§ **PROBLEM TO WORK ON**: Repeat exactly the lines of the listing below, please, starting with the first and ending with the line containing "e=document.createElementNS(NS,tag);for(const k in"; leave out the rest.

§ **DATA SECTION**:
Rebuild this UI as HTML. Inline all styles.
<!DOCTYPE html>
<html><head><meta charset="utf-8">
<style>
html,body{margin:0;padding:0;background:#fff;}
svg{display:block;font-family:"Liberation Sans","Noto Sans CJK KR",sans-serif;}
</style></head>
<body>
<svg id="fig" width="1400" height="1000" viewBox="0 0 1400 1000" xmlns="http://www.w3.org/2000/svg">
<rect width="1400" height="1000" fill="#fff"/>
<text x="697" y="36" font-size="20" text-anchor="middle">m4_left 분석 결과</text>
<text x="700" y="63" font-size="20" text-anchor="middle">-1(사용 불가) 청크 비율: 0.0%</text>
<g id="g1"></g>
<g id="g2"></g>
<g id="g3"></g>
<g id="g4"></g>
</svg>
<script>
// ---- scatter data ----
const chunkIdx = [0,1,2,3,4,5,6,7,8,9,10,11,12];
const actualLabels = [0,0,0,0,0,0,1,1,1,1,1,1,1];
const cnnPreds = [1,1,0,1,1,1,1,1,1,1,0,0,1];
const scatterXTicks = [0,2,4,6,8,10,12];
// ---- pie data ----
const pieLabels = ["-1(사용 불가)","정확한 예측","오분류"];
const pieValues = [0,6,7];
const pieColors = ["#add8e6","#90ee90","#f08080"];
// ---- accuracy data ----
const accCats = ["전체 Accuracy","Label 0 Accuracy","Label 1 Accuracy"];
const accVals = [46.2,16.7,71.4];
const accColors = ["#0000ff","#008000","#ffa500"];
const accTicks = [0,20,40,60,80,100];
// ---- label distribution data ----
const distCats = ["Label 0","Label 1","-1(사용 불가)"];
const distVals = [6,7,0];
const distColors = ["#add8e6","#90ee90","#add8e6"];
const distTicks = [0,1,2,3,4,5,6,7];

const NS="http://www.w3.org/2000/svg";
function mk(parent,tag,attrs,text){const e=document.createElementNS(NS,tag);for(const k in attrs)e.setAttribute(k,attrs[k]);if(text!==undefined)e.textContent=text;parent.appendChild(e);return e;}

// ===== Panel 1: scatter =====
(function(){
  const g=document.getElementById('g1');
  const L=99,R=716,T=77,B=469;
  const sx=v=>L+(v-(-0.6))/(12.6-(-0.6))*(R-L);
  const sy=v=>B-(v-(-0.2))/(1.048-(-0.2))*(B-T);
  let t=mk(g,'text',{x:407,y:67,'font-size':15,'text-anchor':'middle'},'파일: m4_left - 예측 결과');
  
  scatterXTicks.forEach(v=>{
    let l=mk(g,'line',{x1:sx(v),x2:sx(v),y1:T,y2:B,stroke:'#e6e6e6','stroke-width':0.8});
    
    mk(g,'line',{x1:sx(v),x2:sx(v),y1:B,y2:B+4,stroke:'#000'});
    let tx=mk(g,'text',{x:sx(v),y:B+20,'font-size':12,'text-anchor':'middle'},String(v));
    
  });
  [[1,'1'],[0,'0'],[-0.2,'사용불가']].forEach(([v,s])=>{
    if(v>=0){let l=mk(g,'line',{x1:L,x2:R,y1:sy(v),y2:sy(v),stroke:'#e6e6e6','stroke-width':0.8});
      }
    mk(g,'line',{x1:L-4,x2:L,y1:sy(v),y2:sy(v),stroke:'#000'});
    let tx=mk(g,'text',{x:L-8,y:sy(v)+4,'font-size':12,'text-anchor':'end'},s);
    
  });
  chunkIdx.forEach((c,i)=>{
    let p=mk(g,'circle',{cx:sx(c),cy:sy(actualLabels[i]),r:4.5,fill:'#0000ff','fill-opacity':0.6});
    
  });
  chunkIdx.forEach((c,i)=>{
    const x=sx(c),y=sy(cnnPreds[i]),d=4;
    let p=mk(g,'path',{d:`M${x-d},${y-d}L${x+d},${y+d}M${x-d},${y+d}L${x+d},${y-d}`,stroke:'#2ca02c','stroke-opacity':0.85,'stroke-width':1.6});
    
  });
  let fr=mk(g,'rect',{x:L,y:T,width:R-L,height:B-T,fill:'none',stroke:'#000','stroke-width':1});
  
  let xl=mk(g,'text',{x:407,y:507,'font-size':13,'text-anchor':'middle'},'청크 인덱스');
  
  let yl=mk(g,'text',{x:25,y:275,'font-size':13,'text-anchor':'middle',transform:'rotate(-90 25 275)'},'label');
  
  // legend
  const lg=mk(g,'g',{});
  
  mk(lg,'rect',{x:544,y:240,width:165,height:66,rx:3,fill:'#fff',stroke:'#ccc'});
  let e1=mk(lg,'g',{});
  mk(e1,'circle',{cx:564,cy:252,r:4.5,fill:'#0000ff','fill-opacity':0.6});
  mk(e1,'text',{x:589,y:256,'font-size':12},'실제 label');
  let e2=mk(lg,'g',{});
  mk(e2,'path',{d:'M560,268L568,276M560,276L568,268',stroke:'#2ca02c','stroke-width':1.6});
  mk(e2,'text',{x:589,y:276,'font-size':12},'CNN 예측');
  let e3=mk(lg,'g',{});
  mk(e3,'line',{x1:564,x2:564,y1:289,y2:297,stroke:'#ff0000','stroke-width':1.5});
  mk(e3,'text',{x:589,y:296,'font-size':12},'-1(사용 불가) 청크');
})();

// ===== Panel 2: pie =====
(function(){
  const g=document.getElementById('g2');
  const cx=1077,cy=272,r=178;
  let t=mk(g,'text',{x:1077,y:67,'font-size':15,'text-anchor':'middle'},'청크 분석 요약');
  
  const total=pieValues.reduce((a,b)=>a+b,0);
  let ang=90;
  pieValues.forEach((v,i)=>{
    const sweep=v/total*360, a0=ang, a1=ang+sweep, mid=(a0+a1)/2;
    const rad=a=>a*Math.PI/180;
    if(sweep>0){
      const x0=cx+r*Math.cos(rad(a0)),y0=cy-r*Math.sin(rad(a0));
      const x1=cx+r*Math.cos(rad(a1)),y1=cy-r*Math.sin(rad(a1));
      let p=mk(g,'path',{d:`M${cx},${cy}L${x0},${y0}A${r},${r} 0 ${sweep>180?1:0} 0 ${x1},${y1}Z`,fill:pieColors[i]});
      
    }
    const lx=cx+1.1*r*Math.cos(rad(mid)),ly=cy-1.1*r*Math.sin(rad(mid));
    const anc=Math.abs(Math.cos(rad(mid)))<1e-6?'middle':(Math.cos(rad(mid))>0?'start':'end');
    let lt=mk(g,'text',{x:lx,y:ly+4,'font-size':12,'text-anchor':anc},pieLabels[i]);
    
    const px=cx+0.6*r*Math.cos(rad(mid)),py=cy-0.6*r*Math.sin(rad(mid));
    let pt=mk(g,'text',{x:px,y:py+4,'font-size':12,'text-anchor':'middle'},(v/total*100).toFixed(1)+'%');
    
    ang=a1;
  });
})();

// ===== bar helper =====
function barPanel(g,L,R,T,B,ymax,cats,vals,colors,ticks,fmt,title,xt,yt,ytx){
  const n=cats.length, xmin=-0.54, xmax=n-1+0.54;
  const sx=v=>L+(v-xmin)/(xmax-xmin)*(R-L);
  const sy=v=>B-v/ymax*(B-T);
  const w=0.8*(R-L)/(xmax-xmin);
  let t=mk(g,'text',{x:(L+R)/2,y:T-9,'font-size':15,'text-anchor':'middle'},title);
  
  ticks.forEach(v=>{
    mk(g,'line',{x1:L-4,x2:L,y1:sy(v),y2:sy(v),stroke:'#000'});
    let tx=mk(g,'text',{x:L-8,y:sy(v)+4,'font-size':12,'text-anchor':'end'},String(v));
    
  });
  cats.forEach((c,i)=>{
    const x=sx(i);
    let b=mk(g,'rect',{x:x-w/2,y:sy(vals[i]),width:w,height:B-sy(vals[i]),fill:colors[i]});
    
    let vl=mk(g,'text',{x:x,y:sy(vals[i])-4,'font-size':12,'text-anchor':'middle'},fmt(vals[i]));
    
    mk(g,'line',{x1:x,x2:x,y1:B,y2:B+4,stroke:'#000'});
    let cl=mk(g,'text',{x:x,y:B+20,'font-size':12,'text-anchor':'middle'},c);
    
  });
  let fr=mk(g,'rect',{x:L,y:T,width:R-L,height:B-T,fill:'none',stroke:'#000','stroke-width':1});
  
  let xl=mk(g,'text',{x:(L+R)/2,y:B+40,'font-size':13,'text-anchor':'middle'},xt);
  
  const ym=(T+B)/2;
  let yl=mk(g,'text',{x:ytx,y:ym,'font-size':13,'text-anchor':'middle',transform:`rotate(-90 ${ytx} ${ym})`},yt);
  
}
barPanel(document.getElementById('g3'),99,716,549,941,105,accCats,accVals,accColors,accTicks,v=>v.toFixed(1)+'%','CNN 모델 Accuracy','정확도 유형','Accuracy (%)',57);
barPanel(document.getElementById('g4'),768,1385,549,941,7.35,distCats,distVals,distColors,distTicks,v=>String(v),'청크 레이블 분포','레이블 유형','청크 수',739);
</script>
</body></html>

§ **OUTPUT OF THE EXERCISE**:
Rebuild this UI as HTML. Inline all styles.
<!DOCTYPE html>
<html><head><meta charset="utf-8">
<style>
html,body{margin:0;padding:0;background:#fff;}
svg{display:block;font-family:"Liberation Sans","Noto Sans CJK KR",sans-serif;}
</style></head>
<body>
<svg id="fig" width="1400" height="1000" viewBox="0 0 1400 1000" xmlns="http://www.w3.org/2000/svg">
<rect width="1400" height="1000" fill="#fff"/>
<text x="697" y="36" font-size="20" text-anchor="middle">m4_left 분석 결과</text>
<text x="700" y="63" font-size="20" text-anchor="middle">-1(사용 불가) 청크 비율: 0.0%</text>
<g id="g1"></g>
<g id="g2"></g>
<g id="g3"></g>
<g id="g4"></g>
</svg>
<script>
// ---- scatter data ----
const chunkIdx = [0,1,2,3,4,5,6,7,8,9,10,11,12];
const actualLabels = [0,0,0,0,0,0,1,1,1,1,1,1,1];
const cnnPreds = [1,1,0,1,1,1,1,1,1,1,0,0,1];
const scatterXTicks = [0,2,4,6,8,10,12];
// ---- pie data ----
const pieLabels = ["-1(사용 불가)","정확한 예측","오분류"];
const pieValues = [0,6,7];
const pieColors = ["#add8e6","#90ee90","#f08080"];
// ---- accuracy data ----
const accCats = ["전체 Accuracy","Label 0 Accuracy","Label 1 Accuracy"];
const accVals = [46.2,16.7,71.4];
const accColors = ["#0000ff","#008000","#ffa500"];
const accTicks = [0,20,40,60,80,100];
// ---- label distribution data ----
const distCats = ["Label 0","Label 1","-1(사용 불가)"];
const distVals = [6,7,0];
const distColors = ["#add8e6","#90ee90","#add8e6"];
const distTicks = [0,1,2,3,4,5,6,7];

const NS="http://www.w3.org/2000/svg";
function mk(parent,tag,attrs,text){const e=document.createElementNS(NS,tag);for(const k in attrs)e.setAttribute(k,attrs[k]);if(text!==undefined)e.textContent=text;parent.appendChild(e);return e;}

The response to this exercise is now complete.